At this point, it’s hard not to see Shayla’s death as the pay-off from the time and effort the writers put into developing a relationship between Elliot and Shayla and Elliot, Shayla, and the audience. We got to know her just well enough to care about her so that her death would matter. Not to mention the fact that she’s already been victimized once already (drugged and raped) to drive Elliot to give up his morphine hookup and put the vile Vera away. Shayla was only ever adjacent to the main plot action of the series (taking care of Elliot’s dog at times, serving as an impromptu date to Elliot’s boss’s party). I have admittedly been bothered by how Elliot has varying degrees of romantic tension/possibility with so many members of the female cast.

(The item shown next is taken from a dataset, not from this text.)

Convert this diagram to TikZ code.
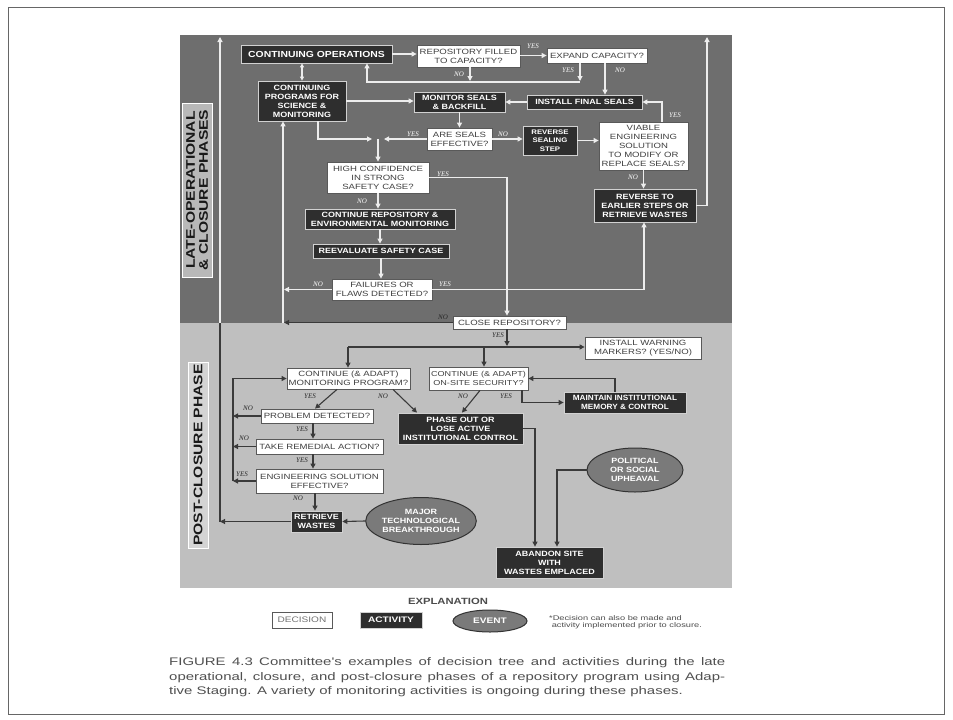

He’s been attached to Shayla, but it’s been suggested that he wants to be with Angela. Darlene is still a bit of a wildcard; however, the way that she’s been treated as something like a grungier version of a “manic pixie dream girl” makes her seem like a male fantasy and potential partner also.[5] Like I said before, though, Angela definitely seems to be striking out on her own and acquiring more agency apart from Elliot and her ex-boyfriend. Conversely, Shayla’s role on the show has only ever been defined by her position next to Elliot, and we never really saw her in her own element, though her night on the town with Angela hinted at possibilities we’ll never see bear any fruit (and I’m not just talking about the kiss the two shared in a bathroom). What I’m saying is, “Rest in peace, Shayla. We hardly knew ye.”

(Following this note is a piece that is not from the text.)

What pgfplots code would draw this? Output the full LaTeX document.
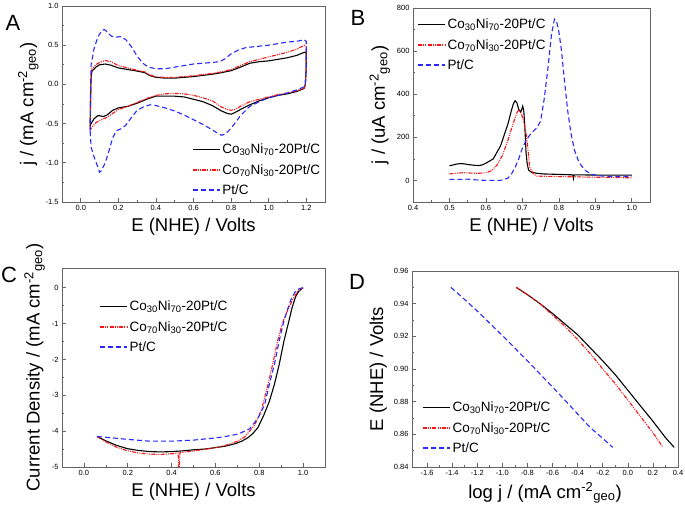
\documentclass[border=0pt]{standalone}
\usepackage{fontspec}
\setmainfont{Liberation Sans}
\usepackage{pgfplots}
\pgfplotsset{compat=1.18}
\definecolor{frame}{RGB}{100,100,100}
\definecolor{myred}{RGB}{250,20,20}
\definecolor{myblue}{RGB}{40,40,250}
\pgfplotsset{
  s1/.style={draw=black, line width=1.1pt, solid},
  s2/.style={draw=myred, line width=1.1pt, dash pattern=on 4pt off 1.2pt on 1pt off 1.2pt on 1pt off 1.2pt},
  s3/.style={draw=myblue, line width=1.1pt, dash pattern=on 5pt off 3pt},
  panel/.style={
    scale only axis, anchor=south west,
    axis line style={frame, line width=0.8pt},
    tick align=inside, xtick pos=left, ytick pos=left,
    minor tick num=1,
    major tick length=4pt, minor tick length=2pt,
    tick style={frame, line width=0.6pt},
    tick label style={font=\fontsize{7.5}{8}\selectfont},
    label style={font=\fontsize{18.5}{20}\selectfont},
    /pgf/number format/assume math mode=true,
    legend cell align=left,
    legend image code/.code={\draw[##1, line width=1.5pt] (0pt,0pt) -- (27pt,0pt);},
    legend style={draw=none, fill=none, font=\fontsize{13.5}{15}\selectfont, row sep=5pt, inner sep=0pt},
  },
  legendbox/.style={panel, hide axis, width=140pt, height=200pt, xmin=0, xmax=1, ymin=0, ymax=1,
    legend style={at={(0,0)}, anchor=south west}},
}
\newcommand{\geo}{cm\textsuperscript{-2}\textsubscript{geo}}
\newcommand{\la}{Co\textsubscript{30}Ni\textsubscript{70}-20Pt/C}
\newcommand{\lb}{Co\textsubscript{70}Ni\textsubscript{30}-20Pt/C}
\begin{document}
\begin{tikzpicture}
\useasboundingbox (0pt,0pt) rectangle (685pt,511pt);
% ---------------- A
\begin{axis}[panel, at={(62pt,309pt)}, width=263pt, height=196pt,
  xmin=-0.1, xmax=1.3, ymin=-1.5, ymax=1.0,
  xtick={0,0.2,0.4,0.6,0.8,1.0,1.2}, ytick={-1.5,-1.0,-0.5,0,0.5,1.0},
  xticklabel style={/pgf/number format/.cd, fixed, fixed zerofill, precision=1},
  yticklabel style={/pgf/number format/.cd, fixed, fixed zerofill, precision=1},
  xlabel={E (NHE) / Volts}, ylabel={j / (mA \geo)},
  legend style={at={(0.99,0.02)}, anchor=south east}]
\addplot[s1] coordinates {(0.050,-0.53) (0.052,-0.2) (0.055,0.10) (0.06,0.17) (0.08,0.22) (0.10,0.25) (0.13,0.26) (0.16,0.245) (0.20,0.21) (0.25,0.19) (0.30,0.17) (0.34,0.15) (0.37,0.11) (0.40,0.09) (0.45,0.08) (0.50,0.08) (0.55,0.09) (0.60,0.10) (0.65,0.115) (0.70,0.13) (0.75,0.15) (0.80,0.175) (0.85,0.22) (0.90,0.27) (0.95,0.29) (1.00,0.30) (1.05,0.32) (1.10,0.34) (1.15,0.37) (1.19,0.41) (1.20,0.40) (1.20,0.20) (1.195,0.0) (1.19,-0.05) (1.15,-0.09) (1.10,-0.12) (1.05,-0.14) (1.00,-0.17) (0.95,-0.21) (0.90,-0.26) (0.85,-0.32) (0.82,-0.36) (0.80,-0.38) (0.78,-0.37) (0.75,-0.34) (0.70,-0.27) (0.65,-0.22) (0.60,-0.19) (0.55,-0.16) (0.50,-0.15) (0.45,-0.15) (0.40,-0.15) (0.35,-0.19) (0.30,-0.24) (0.25,-0.28) (0.20,-0.30) (0.17,-0.33) (0.14,-0.39) (0.12,-0.41) (0.10,-0.40) (0.09,-0.40) (0.07,-0.44) (0.055,-0.50) (0.05,-0.53)};
\addlegendentry{\la}
\addplot[s2] coordinates {(0.050,-0.58) (0.052,-0.2) (0.055,0.12) (0.06,0.20) (0.08,0.25) (0.10,0.28) (0.13,0.305) (0.16,0.29) (0.20,0.24) (0.25,0.21) (0.30,0.18) (0.34,0.16) (0.37,0.12) (0.40,0.095) (0.45,0.09) (0.50,0.09) (0.55,0.10) (0.60,0.11) (0.65,0.125) (0.70,0.14) (0.75,0.16) (0.80,0.19) (0.85,0.24) (0.90,0.29) (0.95,0.32) (1.00,0.35) (1.05,0.38) (1.10,0.41) (1.15,0.45) (1.19,0.50) (1.20,0.48) (1.20,0.20) (1.195,0.0) (1.19,-0.05) (1.15,-0.08) (1.10,-0.11) (1.05,-0.13) (1.00,-0.16) (0.95,-0.19) (0.90,-0.22) (0.85,-0.28) (0.82,-0.32) (0.80,-0.33) (0.78,-0.32) (0.75,-0.29) (0.70,-0.21) (0.65,-0.17) (0.60,-0.14) (0.55,-0.12) (0.50,-0.115) (0.45,-0.12) (0.40,-0.14) (0.35,-0.18) (0.30,-0.23) (0.25,-0.28) (0.20,-0.32) (0.17,-0.37) (0.14,-0.42) (0.12,-0.44) (0.10,-0.46) (0.08,-0.49) (0.065,-0.53) (0.05,-0.58)};
\addlegendentry{\lb}
\addplot[s3] coordinates {(0.05,-0.60) (0.052,-0.1) (0.055,0.25) (0.07,0.45) (0.09,0.60) (0.11,0.68) (0.125,0.70) (0.14,0.67) (0.16,0.62) (0.18,0.60) (0.21,0.61) (0.24,0.57) (0.27,0.48) (0.30,0.36) (0.33,0.27) (0.36,0.22) (0.40,0.20) (0.45,0.20) (0.50,0.22) (0.55,0.24) (0.60,0.26) (0.65,0.27) (0.70,0.28) (0.74,0.29) (0.77,0.33) (0.80,0.39) (0.84,0.44) (0.88,0.47) (0.92,0.48) (1.00,0.50) (1.05,0.52) (1.10,0.54) (1.15,0.55) (1.19,0.57) (1.20,0.55) (1.20,0.2) (1.195,-0.01) (1.19,-0.03) (1.15,-0.07) (1.10,-0.11) (1.05,-0.14) (1.00,-0.17) (0.95,-0.22) (0.90,-0.28) (0.85,-0.40) (0.80,-0.56) (0.77,-0.63) (0.75,-0.65) (0.72,-0.61) (0.70,-0.58) (0.65,-0.51) (0.60,-0.45) (0.55,-0.39) (0.50,-0.34) (0.45,-0.30) (0.40,-0.27) (0.37,-0.26) (0.34,-0.28) (0.30,-0.33) (0.27,-0.42) (0.24,-0.52) (0.22,-0.56) (0.19,-0.59) (0.17,-0.68) (0.15,-0.85) (0.13,-1.00) (0.11,-1.10) (0.10,-1.12) (0.09,-1.05) (0.07,-0.92) (0.055,-0.80) (0.05,-0.60)};
\addlegendentry{Pt/C}
\end{axis}
% ---------------- B
\begin{axis}[panel, at={(413pt,309pt)}, width=237pt, height=194pt,
  xmin=0.4, xmax=1.05, ymin=-100, ymax=800,
  xtick={0.4,0.5,0.6,0.7,0.8,0.9,1.0}, ytick={0,200,400,600,800},
  xticklabel style={/pgf/number format/.cd, fixed, fixed zerofill, precision=1},
  xlabel={E (NHE) / Volts}, ylabel={j / (uA \geo)}]
\addplot[s1] coordinates {(0.500,68) (0.510,72) (0.520,76) (0.530,78) (0.540,77) (0.550,74) (0.560,72) (0.570,70) (0.580,69) (0.590,72) (0.600,80) (0.610,90) (0.620,100) (0.630,130) (0.640,160) (0.650,210) (0.660,260) (0.670,325) (0.675,355) (0.680,370) (0.685,360) (0.690,330) (0.695,318) (0.698,328) (0.701,345) (0.704,320) (0.707,240) (0.710,130) (0.713,80) (0.717,48) (0.725,38) (0.740,33) (0.760,30) (0.800,28) (0.838,26) (0.840,8) (0.842,26) (0.900,25) (0.950,25) (1.000,25)};
\addplot[s2] coordinates {(0.500,30) (0.520,34) (0.540,36) (0.560,34) (0.580,33) (0.600,36) (0.615,45) (0.630,70) (0.645,115) (0.660,185) (0.675,265) (0.685,315) (0.690,327) (0.695,318) (0.700,296) (0.705,262) (0.710,220) (0.715,150) (0.720,63) (0.730,30) (0.740,20) (0.800,18) (0.900,15) (1.000,12)};
\addplot[s3] coordinates {(0.500,5) (0.530,5) (0.550,6) (0.570,3) (0.600,0) (0.640,0) (0.660,10) (0.670,30) (0.680,60) (0.690,100) (0.700,150) (0.710,185) (0.720,210) (0.730,228) (0.740,245) (0.750,275) (0.760,380) (0.770,520) (0.780,680) (0.788,748) (0.795,730) (0.800,690) (0.807,606) (0.815,470) (0.824,327) (0.833,220) (0.843,140) (0.855,85) (0.871,48) (0.890,28) (0.920,20) (0.960,18) (1.000,20)};
\end{axis}
\begin{axis}[legendbox, at={(417pt,438pt)}]
\addlegendimage{s1}\addlegendentry{\la}
\addlegendimage{s2}\addlegendentry{\lb}
\addlegendimage{s3}\addlegendentry{Pt/C}
\end{axis}
% ---------------- C
\begin{axis}[panel, at={(62pt,44pt)}, width=263pt, height=199pt,
  xmin=-0.1, xmax=1.1, ymin=-5, ymax=0.55,
  xtick={0,0.2,0.4,0.6,0.8,1.0}, ytick={-5,-4,-3,-2,-1,0},
  xticklabel style={/pgf/number format/.cd, fixed, fixed zerofill, precision=1},
  xlabel={E (NHE) / Volts}, ylabel={Current Density / (mA \geo)}]
\addplot[s1] coordinates {(0.06,-4.15) (0.10,-4.27) (0.15,-4.40) (0.20,-4.49) (0.25,-4.54) (0.30,-4.57) (0.35,-4.58) (0.40,-4.57) (0.45,-4.55) (0.50,-4.52) (0.55,-4.50) (0.60,-4.46) (0.645,-4.42) (0.69,-4.35) (0.72,-4.28) (0.749,-4.18) (0.77,-4.07) (0.794,-3.90) (0.821,-3.55) (0.846,-3.17) (0.869,-2.70) (0.891,-2.14) (0.913,-1.48) (0.936,-0.91) (0.95,-0.55) (0.966,-0.25) (0.98,-0.10) (1.00,0.00)};
\addplot[s2] coordinates {(0.06,-4.15) (0.10,-4.30) (0.15,-4.45) (0.20,-4.55) (0.25,-4.61) (0.30,-4.64) (0.35,-4.65) (0.40,-4.63) (0.43,-4.61) (0.434,-5.2) (0.438,-4.60) (0.50,-4.55) (0.55,-4.51) (0.60,-4.46) (0.645,-4.40) (0.70,-4.28) (0.734,-4.16) (0.779,-3.83) (0.81,-3.41) (0.836,-2.80) (0.861,-2.14) (0.884,-1.48) (0.905,-1.00) (0.921,-0.75) (0.951,-0.35) (0.975,-0.10) (1.00,0.00)};
\addplot[s3] coordinates {(0.06,-4.15) (0.10,-4.17) (0.20,-4.23) (0.30,-4.28) (0.40,-4.28) (0.50,-4.25) (0.60,-4.19) (0.645,-4.15) (0.705,-4.08) (0.757,-3.93) (0.794,-3.64) (0.824,-3.27) (0.846,-2.70) (0.869,-2.14) (0.891,-1.48) (0.913,-0.91) (0.943,-0.35) (0.966,-0.09) (0.985,-0.02) (1.00,0.00)};
\end{axis}
\begin{axis}[legendbox, at={(99pt,156pt)}]
\addlegendimage{s1}\addlegendentry{\la}
\addlegendimage{s2}\addlegendentry{\lb}
\addlegendimage{s3}\addlegendentry{Pt/C}
\end{axis}
% ---------------- D
\begin{axis}[panel, at={(412pt,44pt)}, width=266pt, height=196pt,
  xmin=-1.72, xmax=0.4, ymin=0.84, ymax=0.96,
  xtick={-1.6,-1.4,-1.2,-1.0,-0.8,-0.6,-0.4,-0.2,0,0.2,0.4},
  ytick={0.84,0.86,0.88,0.90,0.92,0.94,0.96},
  xticklabel style={/pgf/number format/.cd, fixed, fixed zerofill, precision=1},
  yticklabel style={/pgf/number format/.cd, fixed, fixed zerofill, precision=2},
  xlabel={log j / (mA \geo)}, ylabel={E (NHE) / Volts},
  legend style={at={(0.037,0.056)}, anchor=south west}]
\addplot[s1] coordinates {(-0.89,0.950) (-0.80,0.9455) (-0.70,0.940) (-0.60,0.934) (-0.50,0.9275) (-0.40,0.921) (-0.30,0.913) (-0.20,0.905) (-0.10,0.8965) (0.00,0.887) (0.10,0.8775) (0.20,0.868) (0.30,0.858) (0.37,0.852)};
\addlegendentry{\la}
\addplot[s2] coordinates {(-0.89,0.950) (-0.80,0.9455) (-0.70,0.940) (-0.60,0.933) (-0.50,0.926) (-0.40,0.918) (-0.30,0.9095) (-0.20,0.900) (-0.10,0.891) (0.00,0.881) (0.10,0.871) (0.20,0.861) (0.28,0.852)};
\addlegendentry{\lb}
\addplot[s3] coordinates {(-1.41,0.950) (-1.30,0.9425) (-1.20,0.9355) (-1.10,0.928) (-1.00,0.9205) (-0.90,0.9128) (-0.80,0.905) (-0.70,0.897) (-0.60,0.889) (-0.50,0.8808) (-0.40,0.8725) (-0.30,0.8642) (-0.20,0.8575) (-0.12,0.852)};
\addlegendentry{Pt/C}
\end{axis}
% panel letters
\node[font=\fontsize{22}{24}\selectfont] at (13pt,488pt) {A};
\node[font=\fontsize{22}{24}\selectfont] at (358pt,493pt) {B};
\node[font=\fontsize{22}{24}\selectfont] at (9pt,236pt) {C};
\node[font=\fontsize{22}{24}\selectfont] at (357pt,229pt) {D};
\end{tikzpicture}
\end{document}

(Side note: Darlene turns out to be Elliot’s sister, which we don’t find out until immediately after he kisses her… which I’m sure surprises none of you at this point. The above was written pretty immediately after the episode where Shayla was murdered aired for the first time, which was before we found out about the relationship between Elliot and Darlene.)

I consider this trope to be incredibly lazy, to the point where it’s use can sour my opinion of a writer I deemed brilliant up until the point they decided to use it. To me, it suggests a lack of imagination, specifically in how to use and write women and their relationships to men.

Shayla’s entire purpose in the show was to be raped, abused, and murdered, all to motivate Elliot’s plot. She could have been not included in the show at all, and it actually would have been better.

What I think would have been a much better story for Shayla is if she got herself a job, worked her way out of that apartment complex, and eventually out of Elliot’s life… maybe they break up because she finds out what Elliot’s doing and doesn’t like it… or something.

What the use of this trope in the show tells me is that the writer (Sam Esmail is the creator, and is credited as the writer for the vast majority of the episodes) doesn’t know how to motivate a male character without sacrificing a female character to that male character’s plot. For a show that many praise as “feminist”, I can’t trust that Sam treated any of the other women characters he created for the show any better.

It’s upsetting, too, because it’s an interesting show with an interesting premise, and the dedication to showing hacking and general coding in a realistic way is amazing. Honestly, I would prefer to recommend it to y’all, because it is otherwise a good show… just one I don’t think I’ll be seeing much more of…

Note to future writers: there’s nothing wrong with killing characters you create… even women. Just don’t do it to motivate a male character to move forward in their story. Because even in fiction, women should be more than that. Shayla, despite promise, wasn’t… and that’s a failure of the imagination of the writer.